Residents who park on 700 North between 200 West and 900 East have until May to find somewhere else to park.
The City Council voted unanimously to eliminate curb-side parking along that section of road, to improve safety and traffic flow in the area, effective May 1. The vote Tuesday night came after a public hearing where many residents voiced opinions and concerns."I stand in favor of safety first and convenience second," said Tom Nufer, who lives on 700 North but has off-street parking. He told the council that he has difficulty pulling out of his driveway safely because parked cars block the view of oncoming traffic.
Other people expressed concern about where people would park after parking along 700 North is eliminated.
Many of the apartment complexes on 700 North were built without adequate parking for residents, said Len Wyngarden, manager of an apartment complex on 700 North. He counted more than 150 cars parked along 700 North. He said those cars would have to go somewhere.
"The only parking I have is on the street," said Mike Taylor, who lives in a basement apartment with three roommates.

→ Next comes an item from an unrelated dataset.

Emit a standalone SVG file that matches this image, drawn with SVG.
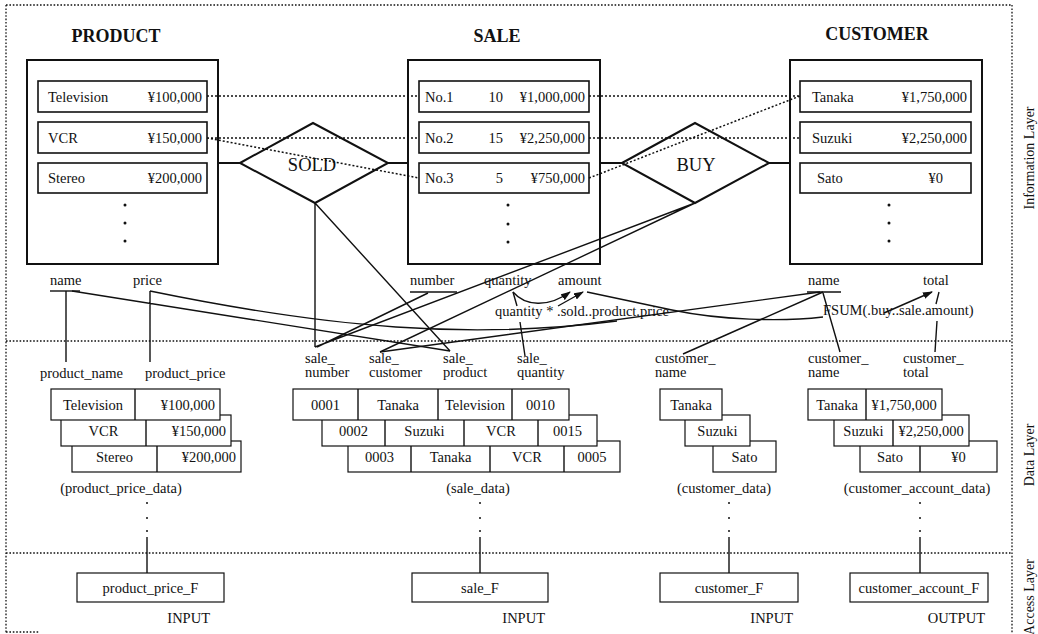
<svg xmlns="http://www.w3.org/2000/svg" width="1038" height="634" viewBox="0 0 1038 634">
<style>
text{font-family:"Liberation Serif","Times New Roman",serif;font-size:14.5px;fill:#111}
.title{font-size:18px;font-weight:bold}
.dia{font-size:18.5px}
.lay{font-size:14px}
.m{text-anchor:middle}
.e{text-anchor:end}
.ent{fill:#fff;stroke:#111;stroke-width:2}
.row{fill:#fff;stroke:#111;stroke-width:1.6}
.cell{fill:#fff;stroke:#111;stroke-width:1.2}
.ln{fill:none;stroke:#111;stroke-width:1.4}
.bold{fill:none;stroke:#111;stroke-width:2}
.dot{fill:none;stroke:#111;stroke-width:1.3;stroke-dasharray:1.6 1.8}
.rel{fill:none;stroke:#111;stroke-width:1.5;stroke-dasharray:2 2}
.pt{fill:#111}
</style>
<defs>
<marker id="ah" markerUnits="userSpaceOnUse" markerWidth="10" markerHeight="7" refX="9" refY="3.5" orient="auto">
<path d="M0,0 L10,3.5 L0,7 z" fill="#111"/>
</marker>
</defs>

<g id="layers">
<path class="dot" d="M6,5 H1012 M6,5 V634 M1012,5 V634 M6,341 H1012 M6,553 H1012 M6,632 H40"/>
<text class="lay m" transform="translate(1034,158) rotate(-90)">Information Layer</text>
<text class="lay m" transform="translate(1034,455) rotate(-90)">Data Layer</text>
<text class="lay m" transform="translate(1034,597) rotate(-90)">Access Layer</text>
</g>

<g id="product">
<text class="title m" x="116" y="42">PRODUCT</text>
<rect class="ent" x="27" y="60" width="191" height="204"/>
<rect class="row" x="38" y="81" width="169" height="31"/>
<rect class="row" x="38" y="122" width="169" height="31"/>
<rect class="row" x="38" y="163" width="169" height="30"/>
<text x="48" y="102">Television</text><text class="e" x="202" y="102">¥100,000</text>
<text x="48" y="143">VCR</text><text class="e" x="202" y="143">¥150,000</text>
<text x="48" y="183">Stereo</text><text class="e" x="202" y="183">¥200,000</text>
<circle class="pt" cx="125" cy="205" r="1.5"/><circle class="pt" cx="125" cy="223" r="1.5"/><circle class="pt" cx="125" cy="241" r="1.5"/>
<text x="50" y="285">name</text><path class="ln" d="M50,291 H80"/>
<text x="133" y="285">price</text>
</g>

<g id="sale">
<text class="title m" x="497" y="42">SALE</text>
<rect class="ent" x="408" y="60" width="192" height="204"/>
<rect class="row" x="419" y="81" width="170" height="31"/>
<rect class="row" x="419" y="122" width="170" height="31"/>
<rect class="row" x="419" y="163" width="170" height="30"/>
<text x="425" y="102">No.1</text><text class="e" x="503" y="102">10</text><text class="e" x="585" y="102">¥1,000,000</text>
<text x="425" y="143">No.2</text><text class="e" x="503" y="143">15</text><text class="e" x="585" y="143">¥2,250,000</text>
<text x="425" y="183">No.3</text><text class="e" x="503" y="183">5</text><text class="e" x="585" y="183">¥750,000</text>
<circle class="pt" cx="508" cy="205" r="1.5"/><circle class="pt" cx="508" cy="224" r="1.5"/><circle class="pt" cx="508" cy="242" r="1.5"/>
<text x="410" y="285">number</text><path class="ln" d="M410,292 H457"/>
<text x="484" y="285">quantity</text>
<text x="558" y="285">amount</text>
<text x="495" y="316">quantity * .sold..product.price</text>
</g>

<g id="customer">
<text class="title m" x="877" y="40">CUSTOMER</text>
<rect class="ent" x="790" y="60" width="192" height="204"/>
<rect class="row" x="800" y="81" width="171" height="31"/>
<rect class="row" x="800" y="122" width="171" height="31"/>
<rect class="row" x="800" y="163" width="171" height="30"/>
<text x="812" y="102">Tanaka</text><text class="e" x="967" y="102">¥1,750,000</text>
<text x="812" y="143">Suzuki</text><text class="e" x="967" y="143">¥2,250,000</text>
<text x="817" y="183">Sato</text><text class="e" x="943" y="183">¥0</text>
<circle class="pt" cx="889" cy="205" r="1.5"/><circle class="pt" cx="889" cy="223" r="1.5"/><circle class="pt" cx="889" cy="241" r="1.5"/>
<text x="808" y="285">name</text><path class="ln" d="M807,292 H841"/>
<text x="923" y="285">total</text>
<text x="823" y="315">FSUM(.buy..sale.amount)</text>
</g>

<g id="sold">
<path class="bold" d="M240,163 L313,123 L388,163 L315,203 Z" fill="#fff"/>
<text class="dia m" x="312" y="171">SOLD</text>
</g>

<g id="buy">
<path class="bold" d="M622,163 L695,123 L769,163 L695,203 Z" fill="#fff"/>
<text class="dia m" x="696" y="171">BUY</text>
</g>

<g id="product_price_data">
<text x="40" y="378">product_name</text>
<text x="145" y="378">product_price</text>
<rect class="cell" x="72" y="441" width="169" height="31"/><path class="ln" d="M157,441 V472"/>
<rect class="cell" x="61" y="415" width="170" height="31"/><path class="ln" d="M146,415 V446"/>
<rect class="cell" x="51" y="389" width="169" height="31"/><path class="ln" d="M135,389 V420"/>
<text class="m" x="93" y="410">Television</text><text class="e" x="215" y="410">¥100,000</text>
<text class="m" x="103.5" y="436">VCR</text><text class="e" x="226" y="436">¥150,000</text>
<text class="m" x="114.5" y="462">Stereo</text><text class="e" x="236" y="462">¥200,000</text>
<text class="m" x="121" y="493">(product_price_data)</text>
</g>

<g id="sale_data">
<text x="305" y="363">sale_</text><text x="305" y="377">number</text>
<text x="369" y="363">sale_</text><text x="369" y="377">customer</text>
<text x="443" y="363">sale_</text><text x="443" y="377">product</text>
<text x="517" y="363">sale_</text><text x="517" y="377">quantity</text>
<rect class="cell" x="348" y="441" width="272" height="31"/><path class="ln" d="M411,441 V472 M490,441 V472 M564,441 V472"/>
<rect class="cell" x="322" y="415" width="275" height="31"/><path class="ln" d="M385,415 V446 M464,415 V446 M538,415 V446"/>
<rect class="cell" x="293" y="389" width="276" height="31"/><path class="ln" d="M358,389 V420 M438,389 V420 M512,389 V420"/>
<text class="m" x="325.5" y="410">0001</text><text class="m" x="398" y="410">Tanaka</text><text class="m" x="475" y="410">Television</text><text class="m" x="540.5" y="410">0010</text>
<text class="m" x="353.5" y="436">0002</text><text class="m" x="424.5" y="436">Suzuki</text><text class="m" x="501" y="436">VCR</text><text class="m" x="567.5" y="436">0015</text>
<text class="m" x="379.5" y="462">0003</text><text class="m" x="450.5" y="462">Tanaka</text><text class="m" x="527" y="462">VCR</text><text class="m" x="592" y="462">0005</text>
<text class="m" x="478" y="493">(sale_data)</text>
</g>

<g id="customer_data">
<text x="655" y="363">customer_</text><text x="655" y="377">name</text>
<rect class="cell" x="713" y="441" width="63" height="31"/>
<rect class="cell" x="685" y="415" width="65" height="31"/>
<rect class="cell" x="660" y="389" width="62" height="31"/>
<text class="m" x="691" y="410">Tanaka</text>
<text class="m" x="717.5" y="436">Suzuki</text>
<text class="m" x="744.5" y="462">Sato</text>
<text class="m" x="724" y="493">(customer_data)</text>
</g>

<g id="customer_account_data">
<text x="808" y="363">customer_</text><text x="808" y="377">name</text>
<text x="903" y="363">customer_</text><text x="903" y="377">total</text>
<rect class="cell" x="860" y="441" width="137" height="31"/><path class="ln" d="M920,441 V472"/>
<rect class="cell" x="834" y="415" width="135" height="31"/><path class="ln" d="M893,415 V446"/>
<rect class="cell" x="808" y="389" width="134" height="31"/><path class="ln" d="M866,389 V420"/>
<text class="m" x="837" y="410">Tanaka</text><text class="m" x="904" y="410">¥1,750,000</text>
<text class="m" x="863.5" y="436">Suzuki</text><text class="m" x="931" y="436">¥2,250,000</text>
<text class="m" x="890" y="462">Sato</text><text class="m" x="958.5" y="462">¥0</text>
<text class="m" x="917" y="493">(customer_account_data)</text>
</g>

<g id="product_price_F">
<rect class="cell" x="77" y="573" width="147" height="29"/>
<text class="m" x="150.5" y="593">product_price_F</text>
<text class="e" x="210" y="623">INPUT</text>
</g>
<g id="sale_F">
<rect class="cell" x="412" y="573" width="136" height="29"/>
<text class="m" x="480" y="593">sale_F</text>
<text class="e" x="545" y="623">INPUT</text>
</g>
<g id="customer_F">
<rect class="cell" x="660" y="573" width="138" height="29"/>
<text class="m" x="729" y="593">customer_F</text>
<text class="e" x="793" y="623">INPUT</text>
</g>
<g id="customer_account_F">
<rect class="cell" x="850" y="573" width="138" height="29"/>
<text class="m" x="919" y="593">customer_account_F</text>
<text class="e" x="985" y="623">OUTPUT</text>
</g>

<g id="connectors">
<path class="bold" d="M218,163 H240 M388,163 H408 M600,163 H622 M769,163 H790"/>
<path class="rel" d="M207,96 H419 M207,138 H419 M207,138 L419,178 M589,96 H800 M589,138 H800 M589,178 L800,96"/>
<path class="ln" d="M315,203 V347 M315,203 L450,351 M695,203 L315,347 M695,203 L380,352 M428,293 L317,347"/>
<path class="ln" d="M66,291 V362 M150,291 V362 M72,291 L450,351 M150,291 C330,328 470,340 617,321"/>
<path class="ln" d="M380,352 L820,292 M823,292 L683,354 M823,293 L840,352"/>
<path class="ln" d="M513,292 L517,306 M520,322 L525,356"/>
<path class="ln" d="M513,292 C525,306 548,308 570,292" marker-end="url(#ah)"/>
<path class="ln" d="M558,306 L583,292" marker-end="url(#ah)"/>
<path class="ln" d="M587,292 L672,310 C720,320 780,322 823,317"/>
<path class="ln" d="M884,313 L932,292" marker-end="url(#ah)"/>
<path class="ln" d="M939,292 L936,304 M937,321 L935,352"/>
<path class="ln" d="M147,537 V573 M480,537 V573 M729,537 V573 M920,537 V573"/>
<g class="pt">
<circle cx="147" cy="503" r="1"/><circle cx="147" cy="518" r="1"/><circle cx="147" cy="531" r="1"/>
<circle cx="480" cy="503" r="1"/><circle cx="480" cy="518" r="1"/><circle cx="480" cy="531" r="1"/>
<circle cx="729" cy="503" r="1"/><circle cx="729" cy="518" r="1"/><circle cx="729" cy="531" r="1"/>
<circle cx="920" cy="503" r="1"/><circle cx="920" cy="518" r="1"/><circle cx="920" cy="531" r="1"/>
</g>
</g>
</svg>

After hearing the City Council's decision, roommate Alan Long said, "I'll be moving by the fall anyway, but this summer I'll have to find out what the parking tickets are like. It will be a mess in the fall."
Two members of the Brigham Young University Student Service Association addressed the council as representatives of students and requested that the City Council take more time to consider students' opinions.
"We very much appreciate BYU students," said Mayor Joe Jenkins, commenting on the benefits Provo derives from the university. "On the other hand, they bring challenges."
Jenkins said the city must weigh conflicting interests. For example, there is a need in Provo for more apartments. At the same time, Provo is under pressure from the Environmental Protection Agency to reduce the amount of carbon monoxide in the air. And the city is faced with the problem of transporting people.
There is no doubt that by eliminating parking on 700 North other problems will be created. But, Jenkins said, decisions must be made for the benefit of the city as a whole.
Provo has good traffic flow north and south but poor flow from east to west, Jenkins said. Eliminating parking on 700 North is expected to improve that.
City Engineer Nick Jones said the city has studied the area for six to seven years. The number of accidents along the street has drawn attention to the street. Eliminating the parking is expected to improve safety.